Samsung tried its best to motivate South Korean retail stores to accelerate the replacement of faulty Note 7 phones, and it even put financial incentives on the table. The Korea Times reports that vendors can earn 20,000 won (about $18) per exchanged phone. Stores can get an additional $18 per phone should they top an 80 percent exchange rate of the Note 7 handsets prior to the end of September.

Even with the financial motivators in line, mobile customers in South Korea seem rather reluctant to let go of their Galaxy Note 7s. In the OEM's home country, it took five days to see half of the Note 7 stock exchanged, whereas in the U.S. and Singapore the switch only took two days for 50 percent of devices.

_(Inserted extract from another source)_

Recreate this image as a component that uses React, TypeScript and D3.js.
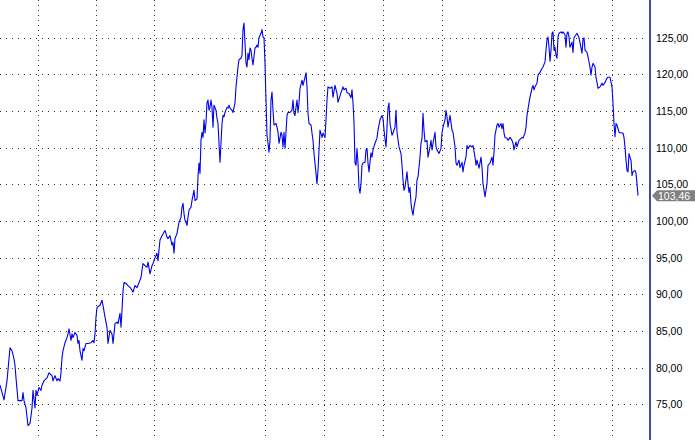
import React, { useEffect, useRef } from 'react';
import * as d3 from 'd3';

const W = 695;
const H = 440;

const yTicks = [75, 80, 85, 90, 95, 100, 105, 110, 115, 120, 125];
const gridDays = [38, 96, 154, 265, 324, 383, 442, 554, 612];
const lastClose = 103.46;

// [trading day, close]
const priceData: [number, number][] = [
  [0,77.6],[4,75.6],[7,78.2],[10,82.7],[12,82.3],[14,81.2],[15,80.3],[16,78.6],[18,75.5],[22,75.5],[23,76.6],[24,75.5],[26,74.5],[28,72.1],[30,72.4],[32,74.5],[33,76.9],[35,74.5],[36,76.9],[37,76.2],[39,77.3],[41,76.9],[42,77.6],[44,78.2],[47,78.6],[49,79.3],[52,78.9],[53,78.2],[55,78.9],[57,78.2],[58,78.5],[60,78.2],[61,79.3],[62,81.4],[63,82.3],[65,83.4],[67,84.1],[68,84.6],[69,85.3],[71,83.7],[72,84.6],[73,84.1],[75,84.8],[77,84.4],[78,83.3],[79,83.7],[80,82.3],[82,81.0],[83,82.6],[84,82.3],[86,83.3],[88,83.3],[91,83.4],[93,83.7],[94,83.4],[95,84.6],[96,86.9],[97,88.2],[100,88.5],[102,89.2],[103,88.5],[105,86.9],[107,85.5],[108,83.3],[110,85.1],[112,84.6],[113,83.3],[115,86.0],[117,86.2],[118,86.0],[120,87.4],[121,85.5],[122,87.8],[123,90.5],[124,91.6],[126,91.5],[128,91.2],[131,90.8],[133,90.3],[135,91.2],[137,90.9],[139,91.6],[141,92.3],[142,93.3],[143,94.2],[145,93.9],[147,93.7],[148,94.4],[150,92.8],[152,93.9],[153,94.2],[155,95.0],[157,95.6],[158,94.6],
  [160,97.4],[162,98.0],[165,98.7],[167,97.8],[168,97.6],[170,98.0],[172,96.7],[173,97.1],[174,95.6],[175,97.6],[177,98.3],[178,99.1],[179,99.8],[181,100.5],[182,101.9],[183,102.4],[184,101.0],[185,100.1],[186,99.8],[187,99.4],[188,100.5],[189,101.5],[191,101.9],[192,102.8],[193,103.5],[194,104.2],[195,102.8],[197,103.0],[198,106.0],[199,107.9],[200,106.5],[201,111.0],[202,112.1],[203,111.4],[204,113.8],[205,112.0],[206,113.4],[207,116.1],[208,116.5],[209,115.1],[210,115.5],[211,116.5],[212,115.5],[213,112.8],[214,115.8],[216,115.1],[217,114.0],[218,113.3],[219,110.6],[220,108.0],[221,110.6],[222,113.3],[223,114.4],[224,114.2],[225,114.8],[227,115.5],[228,115.4],[229,115.8],[230,115.4],[232,115.1],[233,114.8],[235,116.1],[236,118.3],[237,119.6],[238,121.0],[239,122.0],[241,122.2],[242,122.6],[243,126.1],[244,127.0],[245,124.3],[246,121.5],[247,121.0],[248,122.9],[249,122.0],[250,123.6],[251,123.3],[252,122.2],[253,121.3],[255,123.6],[256,123.7],[257,124.0],[258,123.7],[259,125.0],[261,125.6],[262,126.1],[263,125.1],[264,125.0],[265,121.5],[266,116.5],[267,111.7],[268,110.6],[269,109.4],[270,111.0],[271,116.5],[272,117.6],[273,115.1],[274,113.1],[276,113.3],[277,112.8],[278,112.1],[279,110.6],[281,112.1],[282,111.7],[283,110.1],[284,112.1],[285,109.9],[286,112.1],[287,114.4],[288,114.8],[290,114.8],[292,115.1],[293,116.5],[294,114.7],[295,114.4],[296,115.5],[297,116.5],[298,114.8],[299,116.1],[300,118.1],[302,119.2],[303,118.5],[305,119.6],[306,120.2],[307,118.3],[308,114.7],[309,113.3],[311,113.1],[312,112.0],[313,111.0],[314,109.2],[316,106.5],[317,105.1],[318,106.9],[319,109.6],[320,112.4],[322,111.4],[323,112.0],[325,111.4],[326,113.8],[327,116.5],[328,118.3],[330,118.1],
  [332,118.3],[333,116.9],[335,118.5],[337,117.4],[338,116.2],[341,117.5],[343,118.3],[344,117.9],[346,118.1],[347,117.5],[349,117.4],[351,116.8],[352,117.9],[353,116.1],[354,113.5],[355,107.9],[356,107.6],[357,109.9],[358,107.9],[359,104.5],[360,103.8],[361,105.1],[362,107.6],[363,107.9],[365,108.0],[366,109.7],[367,109.9],[368,107.9],[369,106.7],[371,109.3],[372,108.7],[373,109.7],[375,110.6],[377,111.3],[378,112.4],[380,113.8],[382,114.4],[383,114.0],[384,112.4],[386,110.1],[387,112.8],[388,115.4],[389,116.1],[390,113.3],[392,111.7],[393,112.0],[395,112.8],[396,115.1],[397,112.1],[399,110.1],[401,109.2],[402,107.6],[403,105.6],[404,104.2],[405,104.6],[407,106.7],[408,105.1],[409,103.9],[410,104.6],[411,102.4],[412,101.4],[413,100.8],[414,101.9],[416,103.3],[417,105.6],[418,106.0],[420,108.7],[421,110.6],[422,111.3],[423,114.7],[424,112.4],[425,110.8],[427,111.0],[428,108.7],[430,110.1],[431,111.0],[432,109.7],[433,110.6],[435,112.1],[436,110.1],[437,109.7],[439,109.2],[441,109.9],[442,112.0],[443,112.8],[445,113.8],[446,115.1],[447,114.2],[448,112.8],[450,114.4],[452,112.4],[453,112.1],[455,110.1],[456,107.9],[457,107.6],[459,108.3],[460,107.3],[462,108.0],[463,106.7],[464,107.6],[466,108.7],[467,110.3],[468,109.9],[470,110.3],[472,110.1],[473,110.3],[475,108.7],[476,107.6],[477,108.3],[479,107.2],[481,108.7],[482,107.3],[483,105.1],[484,104.2],[485,103.3],[487,105.1],[488,107.6],[490,107.9],[492,108.7],[493,107.6],[494,109.4],[495,111.7],[497,113.1],[498,113.3],[499,112.8],
  [501,113.3],[502,112.6],[503,113.3],[504,112.0],[505,111.4],[507,111.3],[508,111.0],[510,111.4],[512,111.0],[513,110.6],[514,109.7],[516,110.8],[517,110.1],[519,111.0],[522,111.4],[523,111.3],[525,112.0],[526,112.8],[527,114.4],[529,116.1],[530,116.9],[532,118.1],[533,118.5],[534,117.9],[535,118.3],[537,118.8],[538,119.9],[540,120.3],[542,120.8],[543,121.0],[545,121.7],[546,123.3],[547,124.7],[548,125.1],[549,123.7],[550,121.8],[551,123.3],[552,125.6],[553,125.8],[554,123.3],[555,123.7],[556,122.6],[557,122.2],[558,125.1],[559,125.6],[561,125.8],[562,125.6],[563,125.8],[565,125.4],[566,123.7],[567,125.6],[568,125.8],[569,125.1],[570,123.7],[572,124.4],[573,123.0],[574,125.0],[576,125.4],[577,125.6],[579,125.0],[581,123.6],[582,122.9],[583,124.7],[584,125.0],[585,123.3],[587,123.0],[588,122.4],[590,121.0],[591,119.9],[592,121.0],[593,121.5],[595,121.0],[596,119.6],[597,118.9],[598,118.1],[600,118.3],[602,118.8],[603,118.5],[605,118.9],[607,119.5],[608,119.6],[610,119.6],[612,118.3],[613,116.1],[614,113.3],[615,111.5],[616,113.3],[617,113.1],[619,112.1],[621,112.0],[623,112.0],[624,111.4],[625,110.1],[626,108.3],[627,106.9],[628,106.7],[629,109.2],[630,108.7],[631,108.3],[632,106.2],[633,106.7],[635,106.9],[636,106.5],[637,105.1],[638,103.46],
];

const fmt = d3.formatLocale({ decimal: ',', thousands: '.', grouping: [3], currency: ['', ''] }).format('.2f');

export default function App() {
  const ref = useRef<SVGSVGElement | null>(null);

  useEffect(() => {
    const svg = d3.select(ref.current);
    svg.selectAll('*').remove();

    const x = d3.scaleLinear().domain([0, 638]).range([0, 638]);
    const y = d3.scaleLinear().domain([75, 125]).range([404.3, 37.7]);
    const axisX = 650;

    svg.append('rect').attr('width', W).attr('height', H).attr('fill', '#ffffff');

    // horizontal grid
    svg.append('g').selectAll('line').data(yTicks).join('line')
      .attr('x1', 0).attr('x2', axisX - 3)
      .attr('y1', (d) => Math.round(y(d)) + 0.5)
      .attr('y2', (d) => Math.round(y(d)) + 0.5)
      .attr('stroke', '#333')
      .attr('stroke-width', 1)
      .attr('stroke-dasharray', '1,5');

    // vertical grid
    svg.append('g').selectAll('line').data(gridDays).join('line')
      .attr('x1', (d) => Math.round(x(d)) + 0.5)
      .attr('x2', (d) => Math.round(x(d)) + 0.5)
      .attr('y1', 0).attr('y2', H)
      .attr('stroke', '#333')
      .attr('stroke-width', 1)
      .attr('stroke-dasharray', '1,4');

    // price axis line
    svg.append('line')
      .attr('x1', axisX).attr('x2', axisX).attr('y1', 0).attr('y2', H)
      .attr('stroke', '#1a1a8c').attr('stroke-width', 1.6);

    // tick labels
    svg.append('g').selectAll('text').data(yTicks).join('text')
      .attr('x', 656)
      .attr('y', (d) => Math.round(y(d)) + 4)
      .attr('font-family', '"Liberation Sans", Arial, sans-serif')
      .attr('font-size', 10.5)
      .attr('fill', '#000')
      .text((d) => fmt(d));

    // price line
    const line = d3.line<[number, number]>()
      .x((d) => x(d[0]))
      .y((d) => y(d[1]));
    svg.append('path')
      .datum(priceData)
      .attr('d', line)
      .attr('fill', 'none')
      .attr('stroke', '#0000f0')
      .attr('stroke-width', 1.1)
      .attr('stroke-linejoin', 'round');

    // last value marker
    const ly = y(lastClose);
    const g = svg.append('g');
    g.append('path')
      .attr('d', `M652,${ly} L657,${ly - 5.5} L${W},${ly - 5.5} L${W},${ly + 5.5} L657,${ly + 5.5} Z`)
      .attr('fill', '#808080');
    g.append('text')
      .attr('x', 658)
      .attr('y', ly + 4)
      .attr('font-family', '"Liberation Sans", Arial, sans-serif')
      .attr('font-size', 10.5)
      .attr('fill', '#ffffff')
      .text(fmt(lastClose));
  }, []);

  return (
    <svg
      ref={ref}
      width={W}
      height={H}
      style={{ position: 'absolute', left: 0, top: 0, display: 'block' }}
    />
  );
}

Singapore customers wasted no time and swiftly returned the fiery Note 7 models. Samsung's recall program was open for 10 days in the country and it already ranked an 80 percent exchange of the Note 7.

The recent battery scandal dented Samsung's reputation as a reliable electronics manufacturer as well as its share value. However, 90 percent of Note 7 customers choose to replace their phones with a safe version of the same device. Of South Korean clients, only 4 percent chose a refund over an updated Note 7.

As a reminder, the biggest smartphone builder announced on Sept. 2 that at least 2.5 million Note 7 smartphones are being recalled due to faulty batteries that can overheat while charging, causing some phones to burst into flames.

According to the OEM, the replacement devices that are in stores are sporting safe batteries.